Luther and Calvin on the Third Use of the Law


Departing briefly from my normal obsessing over American exceptionalism, I contributed an essay today to Nomocracy in Politics. In this essay on historical theology, I wrote about how magisterial reformers Martin Luther and John Calvin interpreted the meaning and application of the Mosaic law in the life of the Christian. While both acknowledged that the function of the Mosaic law was to reveal sin to the sinner and restrain wickedness in society, Calvin explained that there was a third use of the law. That is, the law is a tool for the sanctification of the believer in Christ. This usus renatis is an aspect of God’s grace, as he draws believers closer to himself and conforms them more and more to the image of Christ.

Here is a taste:

Up to this point, Luther and Calvin present similar views on the functions of the law. For Calvin, however, the primary use of the law for the Christian is neither the usus elenchticus nor the usus politicus. The third and primary use of the law is the usus renatis.

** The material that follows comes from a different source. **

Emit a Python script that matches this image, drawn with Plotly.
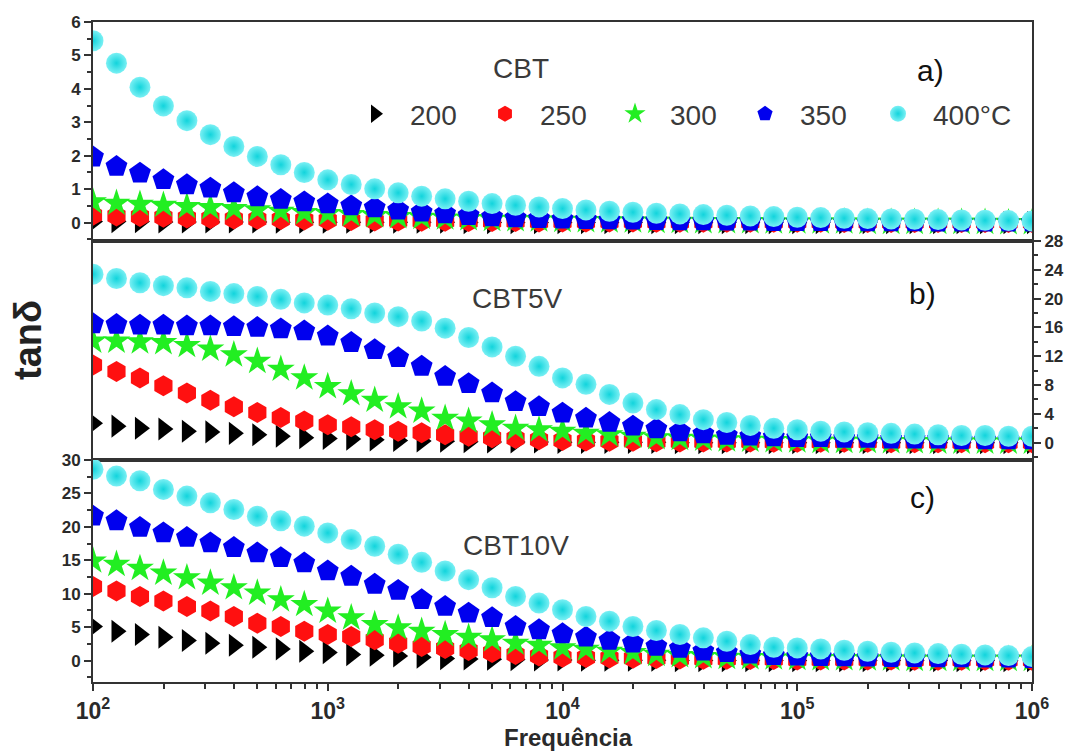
import plotly.graph_objects as go
from plotly.subplots import make_subplots

# ---------------- data ----------------
freq = [100, 125.9, 158.5, 199.5, 251.2, 316.2, 398.1, 501.2, 631.0, 794.3,
        1000, 1259, 1585, 1995, 2512, 3162, 3981, 5012, 6310, 7943,
        10000, 12589, 15849, 19953, 25119, 31623, 39811, 50119, 63096, 79433,
        100000, 125893, 158489, 199526, 251189, 316228, 398107, 501187, 630957, 794328,
        1000000]

temps = ["200", "250", "300", "350", "400°C"]

# Panel a) CBT
cbt_200 = [0.03, 0.03, 0.03, 0.02, 0.02, 0.02, 0.02, 0.02, 0.01, 0.01,
           0.01, 0.01, 0.01, 0.01, 0.01, 0.01, 0.0, 0.0, 0.0, 0.0,
           0.0, 0.0, 0.0, 0.0, 0.0, 0.0, 0.0, 0.0, 0.0, 0.0,
           0.0, 0.0, 0.0, 0.0, 0.0, 0.0, 0.0, 0.0, 0.0, 0.0, 0.0]
cbt_250 = [0.22, 0.20, 0.18, 0.16, 0.14, 0.12, 0.11, 0.10, 0.09, 0.08,
           0.07, 0.06, 0.05, 0.05, 0.04, 0.04, 0.03, 0.03, 0.03, 0.02,
           0.02, 0.02, 0.02, 0.02, 0.01, 0.01, 0.01, 0.01, 0.01, 0.01,
           0.01, 0.01, 0.0, 0.0, 0.0, 0.0, 0.0, 0.0, 0.0, 0.0, 0.0]
cbt_300 = [0.62, 0.58, 0.55, 0.52, 0.48, 0.45, 0.42, 0.38, 0.34, 0.30,
           0.27, 0.24, 0.21, 0.18, 0.16, 0.14, 0.12, 0.10, 0.09, 0.08,
           0.07, 0.06, 0.05, 0.05, 0.04, 0.04, 0.03, 0.03, 0.03, 0.02,
           0.02, 0.02, 0.02, 0.01, 0.01, 0.01, 0.01, 0.01, 0.01, 0.0, 0.0]
cbt_350 = [1.96, 1.68, 1.48, 1.28, 1.13, 1.03, 0.89, 0.77, 0.69, 0.62,
           0.56, 0.50, 0.44, 0.37, 0.31, 0.26, 0.21, 0.17, 0.14, 0.12,
           0.10, 0.09, 0.08, 0.07, 0.06, 0.05, 0.05, 0.04, 0.04, 0.03,
           0.03, 0.03, 0.02, 0.02, 0.02, 0.02, 0.01, 0.01, 0.01, 0.01, 0.01]
cbt_400 = [5.44, 4.77, 4.05, 3.49, 3.05, 2.63, 2.28, 1.98, 1.73, 1.50,
           1.28, 1.14, 1.01, 0.89, 0.79, 0.71, 0.64, 0.57, 0.52, 0.47,
           0.42, 0.38, 0.34, 0.31, 0.28, 0.26, 0.24, 0.22, 0.20, 0.18,
           0.16, 0.15, 0.13, 0.12, 0.11, 0.10, 0.09, 0.08, 0.07, 0.06, 0.05]

# Panel b) CBT5V
cbt5v_200 = [2.7, 2.3, 2.0, 1.9, 1.6, 1.5, 1.3, 1.1, 0.9, 0.7,
             0.6, 0.5, 0.4, 0.3, 0.25, 0.2, 0.15, 0.1, 0.1, 0.1,
             0.05, 0.05, 0.05, 0.05, 0.05, 0.0, 0.0, 0.0, 0.0, 0.0,
             0.0, 0.0, 0.0, 0.0, 0.0, 0.0, 0.0, 0.0, 0.0, 0.0, 0.0]
cbt5v_250 = [10.8, 9.9, 9.0, 7.9, 6.9, 5.9, 5.0, 4.2, 3.5, 3.0,
             2.5, 2.2, 1.8, 1.6, 1.4, 1.1, 0.9, 0.7, 0.6, 0.4,
             0.3, 0.25, 0.2, 0.2, 0.15, 0.1, 0.1, 0.1, 0.1, 0.05,
             0.05, 0.05, 0.05, 0.05, 0.0, 0.0, 0.0, 0.0, 0.0, 0.0, 0.0]
cbt5v_300 = [14.1, 14.1, 14.0, 13.9, 13.5, 13.0, 12.2, 11.3, 10.2, 9.0,
             7.8, 6.8, 5.9, 5.0, 4.4, 3.4, 3.0, 2.5, 2.0, 1.8,
             1.6, 1.3, 1.1, 0.9, 0.7, 0.6, 0.5, 0.4, 0.35, 0.3,
             0.25, 0.2, 0.2, 0.2, 0.15, 0.15, 0.1, 0.1, 0.1, 0.1, 0.1]
cbt5v_350 = [16.5, 16.4, 16.3, 16.3, 16.2, 16.2, 16.1, 16.0, 15.8, 15.5,
             14.8, 13.9, 12.9, 11.8, 10.6, 9.2, 8.2, 6.9, 5.7, 5.0,
             4.1, 3.4, 2.8, 2.3, 1.9, 1.5, 1.2, 1.0, 0.9, 0.8,
             0.7, 0.7, 0.6, 0.6, 0.5, 0.5, 0.5, 0.4, 0.4, 0.4, 0.4]
cbt5v_400 = [23.4, 22.8, 22.2, 21.8, 21.5, 21.0, 20.7, 20.3, 19.9, 19.4,
             19.1, 18.6, 18.0, 17.5, 16.9, 15.9, 14.6, 13.3, 12.0, 10.6,
             9.0, 8.1, 6.7, 5.5, 4.6, 3.9, 3.2, 2.8, 2.4, 2.0,
             1.8, 1.6, 1.5, 1.4, 1.3, 1.2, 1.1, 1.0, 1.0, 0.9, 0.9]

# Panel c) CBT10V
cbt10v_200 = [5.1, 4.4, 3.9, 3.5, 3.0, 2.6, 2.3, 2.0, 1.75, 1.4,
              1.2, 0.9, 0.8, 0.7, 0.5, 0.3, 0.25, 0.2, 0.15, 0.1,
              0.1, 0.05, 0.05, 0.05, 0.05, 0.0, 0.0, 0.0, 0.0, 0.0,
              0.0, 0.0, 0.0, 0.0, 0.0, 0.0, 0.0, 0.0, 0.0, 0.0, 0.0]
cbt10v_250 = [11.1, 10.4, 9.6, 8.9, 8.1, 7.4, 6.6, 5.6, 5.1, 4.4,
              3.9, 3.6, 3.1, 2.6, 2.1, 1.8, 1.5, 1.2, 0.9, 0.7,
              0.5, 0.45, 0.4, 0.35, 0.3, 0.25, 0.2, 0.2, 0.15, 0.15,
              0.1, 0.1, 0.1, 0.1, 0.1, 0.05, 0.05, 0.05, 0.05, 0.05, 0.05]
cbt10v_300 = [14.9, 14.4, 13.8, 13.1, 12.4, 11.6, 10.9, 10.1, 9.1, 8.4,
              7.4, 6.4, 5.4, 4.9, 4.4, 3.9, 3.5, 3.1, 2.6, 2.3,
              1.9, 1.7, 1.4, 1.2, 0.95, 0.75, 0.6, 0.5, 0.45, 0.4,
              0.35, 0.3, 0.3, 0.25, 0.25, 0.2, 0.2, 0.2, 0.2, 0.2, 0.2]
cbt10v_350 = [21.6, 20.9, 19.9, 19.1, 18.4, 17.6, 16.9, 16.1, 15.4, 14.6,
              13.4, 12.6, 11.4, 10.5, 9.1, 8.1, 7.1, 6.4, 5.1, 4.6,
              4.0, 3.5, 3.0, 2.6, 2.1, 1.8, 1.4, 1.2, 0.95, 0.75,
              0.65, 0.6, 0.55, 0.5, 0.45, 0.45, 0.4, 0.4, 0.35, 0.35, 0.3]
cbt10v_400 = [28.6, 27.6, 26.9, 25.6, 24.6, 23.6, 22.6, 21.6, 20.9, 20.1,
              19.1, 18.1, 17.1, 15.9, 14.7, 13.4, 12.1, 10.9, 9.6, 8.6,
              7.6, 6.6, 5.9, 5.1, 4.5, 3.9, 3.4, 2.9, 2.4, 2.0,
              1.9, 1.75, 1.55, 1.4, 1.25, 1.15, 1.05, 0.95, 0.85, 0.75, 0.6]

panel_names = ["CBT", "CBT5V", "CBT10V"]
panel_letters = ["a)", "b)", "c)"]
panel_series = [
    [cbt_200, cbt_250, cbt_300, cbt_350, cbt_400],
    [cbt5v_200, cbt5v_250, cbt5v_300, cbt5v_350, cbt5v_400],
    [cbt10v_200, cbt10v_250, cbt10v_300, cbt10v_350, cbt10v_400],
]

x_tickvals = [1e2, 1e3, 1e4, 1e5, 1e6]
x_ticktext = ["10<sup>2</sup>", "10<sup>3</sup>", "10<sup>4</sup>", "10<sup>5</sup>", "10<sup>6</sup>"]

# ---------------- style ----------------
symbols = ["triangle-right", "hexagon", "star", "pentagon", "circle"]
colors = ["#000000", "#ff1010", "#22ee22", "#0000ee", "#3fe6ec"]
sizes = [20, 21, 21, 23, 21]
FONT = "Liberation Sans, Arial, sans-serif"
AX = "#333333"

W, H = 1079, 751
ML, MR, MT, MB = 93, 47, 22, 69
PH = H - MT - MB  # 660

fig = make_subplots(rows=3, cols=1, shared_xaxes=True, vertical_spacing=0)

for r, series in enumerate(panel_series, start=1):
    for k, ys in enumerate(series):
        marker = dict(symbol=symbols[k], size=sizes[k], color=colors[k], line=dict(width=0))
        if k == 4:
            marker["gradient"] = dict(type="radial", color="#12d4dc")
            marker["color"] = "#7af0f4"
        fig.add_trace(go.Scatter(
            x=freq, y=ys, mode="markers", marker=marker,
            name=temps[k], showlegend=(r == 1),
            legend=("legend2" if k == 4 else "legend"),
        ), row=r, col=1)


def fy(py):
    return (H - MB - py) / PH


def px_x(px):
    return (px - ML) / (W - ML - MR)


doms = [(fy(241), 1.0), (fy(460), fy(241)), (0.0, fy(460))]

minor_x = [m * 10 ** e for e in range(2, 6) for m in range(2, 10)]

for r in range(1, 4):
    xa = "xaxis" if r == 1 else f"xaxis{r}"
    common = dict(type="log", range=[2, 6], showline=True, linecolor=AX, linewidth=2,
                  mirror=True, showgrid=False, zeroline=False)
    if r == 3:
        common.update(tickvals=x_tickvals, ticktext=x_ticktext, ticks="outside", ticklen=7,
                      tickwidth=2, tickcolor=AX, showticklabels=True,
                      tickfont=dict(family=FONT, size=23, color="#2a2a2a", weight="bold"),
                      minor=dict(tickvals=minor_x, ticks="outside", ticklen=5, tickwidth=2, tickcolor=AX))
    else:
        common.update(ticks="", showticklabels=False)
    fig.layout[xa].update(**common)

yfont = dict(family=FONT, size=17, color="#2a2a2a", weight="bold")
fig.update_layout(
    yaxis=dict(domain=doms[0], range=[-0.55, 6], tickvals=[0, 1, 2, 3, 4, 5, 6],
               ticks="outside", ticklen=7, tickwidth=2, tickcolor=AX,
               minor=dict(dtick=0.5, ticks="outside", ticklen=4, tickwidth=2, tickcolor=AX),
               showline=True, linecolor=AX, linewidth=2, mirror=True,
               showgrid=False, zeroline=False, tickfont=yfont),
    yaxis2=dict(domain=doms[1], range=[-2.4, 28], side="right",
                tickvals=[0, 4, 8, 12, 16, 20, 24, 28],
                ticks="outside", ticklen=7, tickwidth=2, tickcolor=AX,
                minor=dict(dtick=2, ticks="outside", ticklen=4, tickwidth=2, tickcolor=AX),
                showline=True, linecolor=AX, linewidth=2, mirror=True,
                showgrid=False, zeroline=False, tickfont=yfont),
    yaxis3=dict(domain=doms[2], range=[-3.2, 30], tickvals=[0, 5, 10, 15, 20, 25, 30],
                ticks="outside", ticklen=7, tickwidth=2, tickcolor=AX,
                minor=dict(dtick=2.5, ticks="outside", ticklen=4, tickwidth=2, tickcolor=AX),
                showline=True, linecolor=AX, linewidth=2, mirror=True,
                showgrid=False, zeroline=False, tickfont=yfont),
)

annotations = []
name_pos = [(521, 68), (517, 298), (516, 545)]
letter_pos = [(930, 71), (922, 293), (922, 497)]
for i in range(3):
    annotations.append(dict(text=panel_names[i], x=px_x(name_pos[i][0]), y=fy(name_pos[i][1]),
                            xref="paper", yref="paper", showarrow=False,
                            xanchor="center", yanchor="middle",
                            font=dict(family=FONT, size=28, color="#3a3a3a")))
    annotations.append(dict(text=panel_letters[i], x=px_x(letter_pos[i][0]), y=fy(letter_pos[i][1]),
                            xref="paper", yref="paper", showarrow=False,
                            xanchor="center", yanchor="middle",
                            font=dict(family=FONT, size=30, color="#111111")))
annotations.append(dict(text="tanδ", x=px_x(28), y=fy(340), xref="paper", yref="paper",
                        showarrow=False, textangle=-90, xanchor="center", yanchor="middle",
                        font=dict(family=FONT, size=38, color="#222222", weight="bold")))
annotations.append(dict(text="Frequência", x=px_x(568), y=fy(737), xref="paper", yref="paper",
                        showarrow=False, xanchor="center", yanchor="middle",
                        font=dict(family=FONT, size=24, color="#2a2a2a", weight="bold")))

legend_common = dict(orientation="h", yanchor="middle", xanchor="left",
                     bgcolor="rgba(0,0,0,0)", borderwidth=0,
                     font=dict(family=FONT, size=28, color="#3a3a3a"),
                     itemwidth=60, itemsizing="trace")

fig.update_layout(
    width=W, height=H,
    margin=dict(l=ML, r=MR, t=MT, b=MB),
    paper_bgcolor="white", plot_bgcolor="white",
    annotations=annotations,
    showlegend=True,
    legend=dict(x=px_x(340), y=fy(114), entrywidth=55, entrywidthmode="pixels", **legend_common),
    legend2=dict(x=px_x(863), y=fy(114), **legend_common),
)

fig.write_html("out.html",
               config={"displayModeBar": False, "staticPlot": True},
               post_script="document.body.style.margin='0px';document.body.style.overflow='hidden';")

Herein, the Holy Spirit does His work of guiding the Christian into renewal of spirit and conformity with the will of God using the law. Calvin wrote, “Again, because we need not only teaching but also exhortation, the servant of God will also avail himself of this benefit of the law: by frequent meditation upon it to be aroused to obedience, be strengthened in it, and be drawn back from the slippery path of transgression. . . . The law is to the flesh like a whip to an idle and balky ass, to arouse it to work. Even for a spiritual man not yet free of the weight of the flesh the law remains a constant sting that will not let him stand still.”The role of the law in justification is important to Calvin, indeed it is central. In his discussion on the three uses of the law, Calvin carefully shows how valuable the law is in driving the sinner to Christ. Yet his emphasis on the value of the law in sanctification is found in his discussion on the third use of the law. For Calvin, the usus elenchticus and the usus renatis occur simultaneously, because the sinner must know God both as Judge and as Father in order to benefit from grace. Recall that Calvin viewed the law as the foundation of the whole Christian faith. Calvin wrote, “Moses was not made a lawgiver to wipe out the blessing promised to the race of Abraham. Rather, we see him repeatedly reminding the Jews of that freely given covenant made with their fathers of which they were the heirs.”Thus, according to Calvin, the law is an integral part of God’s covenant of grace, and because of this, the law is most beneficial to those who are adopted as children of God.